§ WHAT THE TASK ASKS
Would you print the records below from the first line through the line containing "0.525, 0.453, 0.388, 0.338]", skipping the pictures?

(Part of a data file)

☆ ☆ ☆ ☆ ☆ ☆ ☆

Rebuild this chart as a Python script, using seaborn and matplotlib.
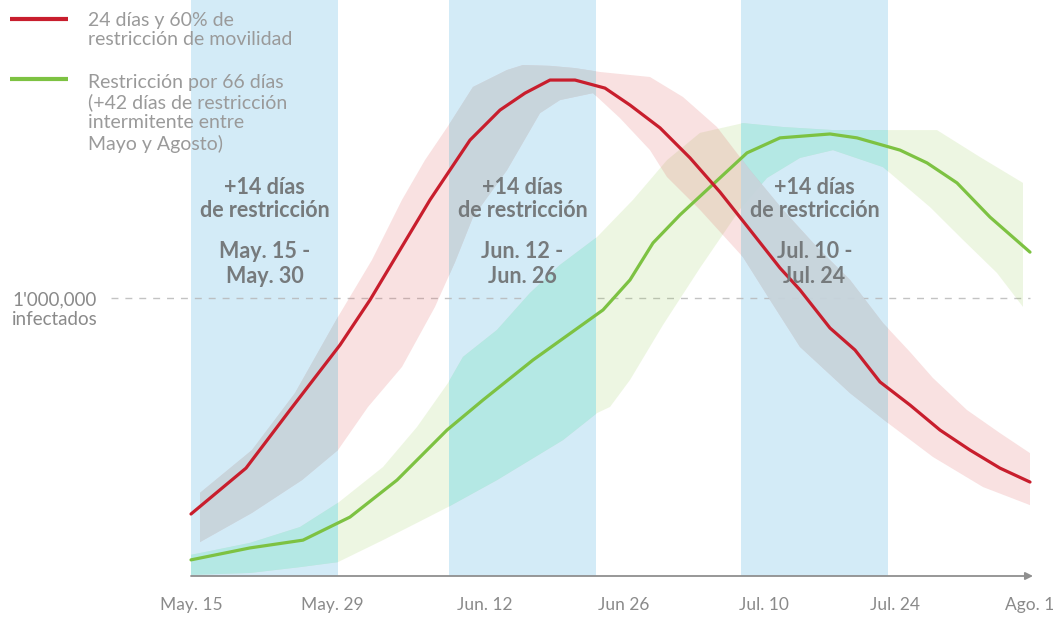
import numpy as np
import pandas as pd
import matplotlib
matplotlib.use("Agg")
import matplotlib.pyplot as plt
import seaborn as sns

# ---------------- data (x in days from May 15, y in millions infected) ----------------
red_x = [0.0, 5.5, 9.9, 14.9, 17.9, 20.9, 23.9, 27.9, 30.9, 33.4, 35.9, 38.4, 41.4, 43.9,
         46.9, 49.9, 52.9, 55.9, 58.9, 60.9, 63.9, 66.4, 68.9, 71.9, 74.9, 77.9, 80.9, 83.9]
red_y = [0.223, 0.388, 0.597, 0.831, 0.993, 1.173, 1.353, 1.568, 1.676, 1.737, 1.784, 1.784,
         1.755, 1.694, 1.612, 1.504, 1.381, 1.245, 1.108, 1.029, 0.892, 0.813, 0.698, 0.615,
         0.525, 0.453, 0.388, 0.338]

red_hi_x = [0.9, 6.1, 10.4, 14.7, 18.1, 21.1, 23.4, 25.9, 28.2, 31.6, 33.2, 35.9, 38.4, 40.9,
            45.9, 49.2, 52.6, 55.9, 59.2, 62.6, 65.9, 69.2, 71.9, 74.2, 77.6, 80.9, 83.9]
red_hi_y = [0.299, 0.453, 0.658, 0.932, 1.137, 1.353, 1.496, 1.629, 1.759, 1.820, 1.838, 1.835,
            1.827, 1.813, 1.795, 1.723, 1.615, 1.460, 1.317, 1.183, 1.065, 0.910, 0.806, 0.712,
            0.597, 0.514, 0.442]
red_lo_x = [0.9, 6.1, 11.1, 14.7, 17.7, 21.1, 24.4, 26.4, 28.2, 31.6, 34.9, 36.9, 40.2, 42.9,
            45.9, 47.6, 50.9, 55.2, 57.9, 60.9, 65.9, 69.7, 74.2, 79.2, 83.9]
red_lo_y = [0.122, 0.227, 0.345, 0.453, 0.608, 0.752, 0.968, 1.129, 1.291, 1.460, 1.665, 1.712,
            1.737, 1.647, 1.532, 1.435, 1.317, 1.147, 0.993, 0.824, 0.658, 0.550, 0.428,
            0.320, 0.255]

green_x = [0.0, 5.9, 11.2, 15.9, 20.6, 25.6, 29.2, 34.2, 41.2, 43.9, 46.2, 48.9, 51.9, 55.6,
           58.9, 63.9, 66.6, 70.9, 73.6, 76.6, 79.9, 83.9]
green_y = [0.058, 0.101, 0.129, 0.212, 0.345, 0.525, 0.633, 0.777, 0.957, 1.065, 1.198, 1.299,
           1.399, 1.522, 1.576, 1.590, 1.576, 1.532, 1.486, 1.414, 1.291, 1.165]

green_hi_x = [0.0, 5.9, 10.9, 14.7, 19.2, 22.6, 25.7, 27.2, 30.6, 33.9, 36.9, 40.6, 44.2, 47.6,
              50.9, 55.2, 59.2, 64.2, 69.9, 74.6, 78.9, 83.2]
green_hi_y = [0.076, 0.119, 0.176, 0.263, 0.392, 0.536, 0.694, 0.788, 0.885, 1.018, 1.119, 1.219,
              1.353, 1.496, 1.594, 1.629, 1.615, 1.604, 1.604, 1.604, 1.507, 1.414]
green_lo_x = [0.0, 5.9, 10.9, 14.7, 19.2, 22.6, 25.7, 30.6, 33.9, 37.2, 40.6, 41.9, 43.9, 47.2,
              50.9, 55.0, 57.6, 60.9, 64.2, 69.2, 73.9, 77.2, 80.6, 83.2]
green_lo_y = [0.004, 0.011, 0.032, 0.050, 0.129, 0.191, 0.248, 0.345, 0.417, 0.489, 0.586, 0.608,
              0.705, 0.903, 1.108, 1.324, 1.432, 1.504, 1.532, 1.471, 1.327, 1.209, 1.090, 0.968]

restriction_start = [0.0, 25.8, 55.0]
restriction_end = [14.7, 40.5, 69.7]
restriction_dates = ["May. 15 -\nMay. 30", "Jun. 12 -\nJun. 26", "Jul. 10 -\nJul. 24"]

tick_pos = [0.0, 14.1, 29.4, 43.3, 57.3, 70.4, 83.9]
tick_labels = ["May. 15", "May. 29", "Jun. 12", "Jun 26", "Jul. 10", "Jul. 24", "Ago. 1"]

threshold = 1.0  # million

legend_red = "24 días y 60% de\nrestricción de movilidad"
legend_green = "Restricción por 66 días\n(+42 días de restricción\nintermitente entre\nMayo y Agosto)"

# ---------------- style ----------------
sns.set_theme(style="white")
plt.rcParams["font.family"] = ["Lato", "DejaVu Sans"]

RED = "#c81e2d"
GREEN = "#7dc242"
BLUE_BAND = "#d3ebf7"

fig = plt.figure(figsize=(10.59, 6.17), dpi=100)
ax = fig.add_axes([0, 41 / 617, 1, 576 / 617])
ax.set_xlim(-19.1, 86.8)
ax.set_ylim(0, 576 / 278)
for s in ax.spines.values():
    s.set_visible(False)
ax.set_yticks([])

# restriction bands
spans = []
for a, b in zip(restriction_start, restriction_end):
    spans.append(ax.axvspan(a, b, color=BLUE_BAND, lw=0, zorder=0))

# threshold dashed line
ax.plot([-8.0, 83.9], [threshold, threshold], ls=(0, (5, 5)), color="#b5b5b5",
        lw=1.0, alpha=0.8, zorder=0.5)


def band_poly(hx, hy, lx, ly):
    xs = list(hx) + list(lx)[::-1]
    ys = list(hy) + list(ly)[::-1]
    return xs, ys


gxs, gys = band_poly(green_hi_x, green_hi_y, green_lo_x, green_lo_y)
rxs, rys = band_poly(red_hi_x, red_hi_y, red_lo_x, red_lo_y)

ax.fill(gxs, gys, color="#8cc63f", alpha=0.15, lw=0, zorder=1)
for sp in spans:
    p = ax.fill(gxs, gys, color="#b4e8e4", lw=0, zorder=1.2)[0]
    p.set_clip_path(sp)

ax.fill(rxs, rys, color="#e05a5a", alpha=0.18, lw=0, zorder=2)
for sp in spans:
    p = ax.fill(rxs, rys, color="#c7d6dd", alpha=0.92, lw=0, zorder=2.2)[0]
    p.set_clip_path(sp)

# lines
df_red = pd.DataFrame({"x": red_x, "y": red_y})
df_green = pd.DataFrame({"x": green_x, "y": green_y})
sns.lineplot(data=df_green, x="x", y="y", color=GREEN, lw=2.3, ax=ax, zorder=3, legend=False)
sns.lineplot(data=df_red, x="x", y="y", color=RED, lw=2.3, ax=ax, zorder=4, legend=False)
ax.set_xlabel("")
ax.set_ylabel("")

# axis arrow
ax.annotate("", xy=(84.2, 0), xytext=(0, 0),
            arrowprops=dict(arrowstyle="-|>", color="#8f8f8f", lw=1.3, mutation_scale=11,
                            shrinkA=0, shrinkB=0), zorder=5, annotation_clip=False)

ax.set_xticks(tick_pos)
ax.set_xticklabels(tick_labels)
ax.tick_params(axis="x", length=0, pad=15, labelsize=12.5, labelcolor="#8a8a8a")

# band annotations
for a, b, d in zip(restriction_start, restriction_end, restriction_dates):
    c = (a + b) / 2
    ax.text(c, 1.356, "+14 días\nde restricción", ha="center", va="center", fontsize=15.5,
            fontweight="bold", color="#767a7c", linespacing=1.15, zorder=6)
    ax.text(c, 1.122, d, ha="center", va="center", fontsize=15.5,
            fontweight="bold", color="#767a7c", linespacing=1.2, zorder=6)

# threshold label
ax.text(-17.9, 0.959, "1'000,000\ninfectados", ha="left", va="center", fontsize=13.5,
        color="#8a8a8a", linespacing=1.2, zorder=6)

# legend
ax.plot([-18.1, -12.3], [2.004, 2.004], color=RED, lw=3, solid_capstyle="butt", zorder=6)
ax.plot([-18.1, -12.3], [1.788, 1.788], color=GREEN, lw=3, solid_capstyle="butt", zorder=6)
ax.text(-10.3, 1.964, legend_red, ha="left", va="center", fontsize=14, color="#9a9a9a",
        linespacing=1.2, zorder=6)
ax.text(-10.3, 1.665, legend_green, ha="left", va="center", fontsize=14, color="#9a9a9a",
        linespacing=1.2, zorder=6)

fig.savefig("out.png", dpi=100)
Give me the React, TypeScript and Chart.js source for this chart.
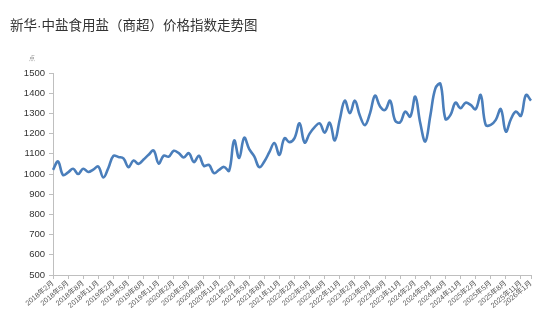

☆ ☆ ☆ ☆ ☆ ☆ ☆

§ RESULT FOR THIS TASK
Rebuild this chart as a Python script, using seaborn and matplotlib.
import numpy as np
import pandas as pd
import matplotlib
matplotlib.use("Agg")
import matplotlib.pyplot as plt
import seaborn as sns

# ---------------- data (x in days from May 15, y in millions infected) ----------------
red_x = [0.0, 5.5, 9.9, 14.9, 17.9, 20.9, 23.9, 27.9, 30.9, 33.4, 35.9, 38.4, 41.4, 43.9,
         46.9, 49.9, 52.9, 55.9, 58.9, 60.9, 63.9, 66.4, 68.9, 71.9, 74.9, 77.9, 80.9, 83.9]
red_y = [0.223, 0.388, 0.597, 0.831, 0.993, 1.173, 1.353, 1.568, 1.676, 1.737, 1.784, 1.784,
         1.755, 1.694, 1.612, 1.504, 1.381, 1.245, 1.108, 1.029, 0.892, 0.813, 0.698, 0.615,
         0.525, 0.453, 0.388, 0.338]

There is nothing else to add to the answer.